Today, insert molding technology, co-injection molding technology, and multi-component injection molding technology all rely on the support of hot runner systems. A large number of components such as automotive bumpers can only be processed and molded using hot runner molds due to restrictions on flow paths, wall thickness ratios, and weld line issues. In injection molding, the role played by hot runner systems is becoming increasingly important.
Although the hot runner and the injection mold form an integrated whole, its functions and roles are completely different from those of the mold itself. As independent units of the system composition, their installation, connection, and operation have special high-precision positional requirements. For these reasons, the assembly of the hot runner system has become a bottleneck in mold installation. Therefore, avoiding errors during the installation of the hot runner system, simplifying system connections, and saving assembly time have become an important research topic.
Conventional Hot Runner Design
The hot sprue system is derived from the hot runner system. Usually, the nozzle is not always mounted on the manifold, but can also be loosely connected to the nozzle flange, but such systems require a fixing plate to maintain the integrity of the system. For most plastic processing processes, since the mold temperature is close to 200°C, there is a temperature difference between the hot runner and the mold. If the system is connected to the mold plate, it will increase the temperature and heat loss, and flow dead zones may also occur between the manifold and the nozzle.
When the hot runner requires maintenance, the hot sprue must be completely removed from the mold. Since the nozzle is not connected to the manifold, the electrical and hydraulic lines must be completely disconnected and reconnected after the maintenance is completed.
Modular Hot Runner System
In the modular hot runner system, the nozzle and manifold form a simple unit. The melt flows directly from the manifold into the nozzle, thus no deviation or flow dead zones are generated. The threaded nozzle is embedded into the manifold, eliminating leakage between the nozzle and the manifold.

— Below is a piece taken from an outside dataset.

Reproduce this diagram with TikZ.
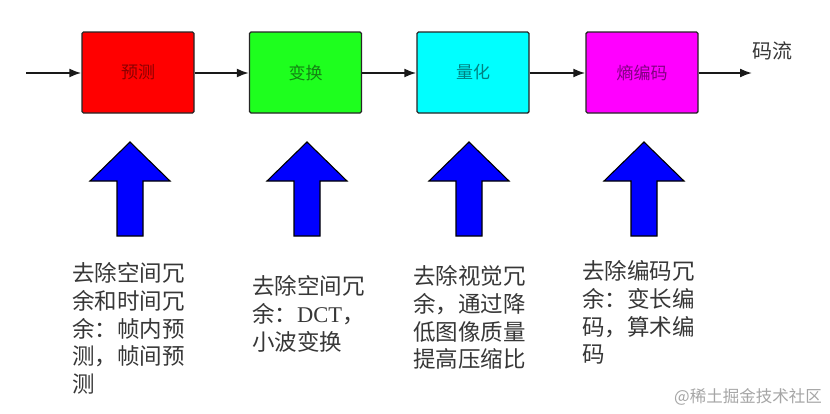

Traditional bushing system designs produce thermal expansion, and this modular system is particularly effective in eliminating such leakage.
The modular hot runner system is located at the center of the mold with few connections to the mold. Its manufacturing materials do not require high thermal conductivity, nor do they require clamping or pre-tensioning of the mold plates. This minimal connection provides high precision and a stable temperature profile, resulting in much lower energy consumption compared to traditional hot runner systems.
The modular hot runner system can be directly pre-assembled with hydraulic lines independent of the mold. Valve gates driven directly by hydraulic equipment can also be installed directly on the system, which eliminates the control valves on traditional machines and makes injection molding more flexible. In addition, electrical and hydraulic lines can be configured according to customer requirements. Since the system undergoes electrical, temperature, hydraulic or pneumatic testing before delivery, customers receive instructions for the pre-installed system, making it easy to install in the mold and put into production immediately.
When the mold or system requires regular maintenance, the modular hot runner system can be removed from the mold with the same simple steps, allowing repair and testing to be performed independently of the mold.
Generally, the modular hot runner system reduces maintenance costs. The complete hot runner system is based on modular pre-configured design and installation, with the wires of heaters or thermocouples removed during assembly. The wires connecting the heaters and the distribution box are placed in a specially designed conduit, which is beneficial for the disassembly of the mold or hot runner system. At the same time, the integrated hot runner system can perform daily maintenance without disassembly, saving time and reducing the probability of assembly errors.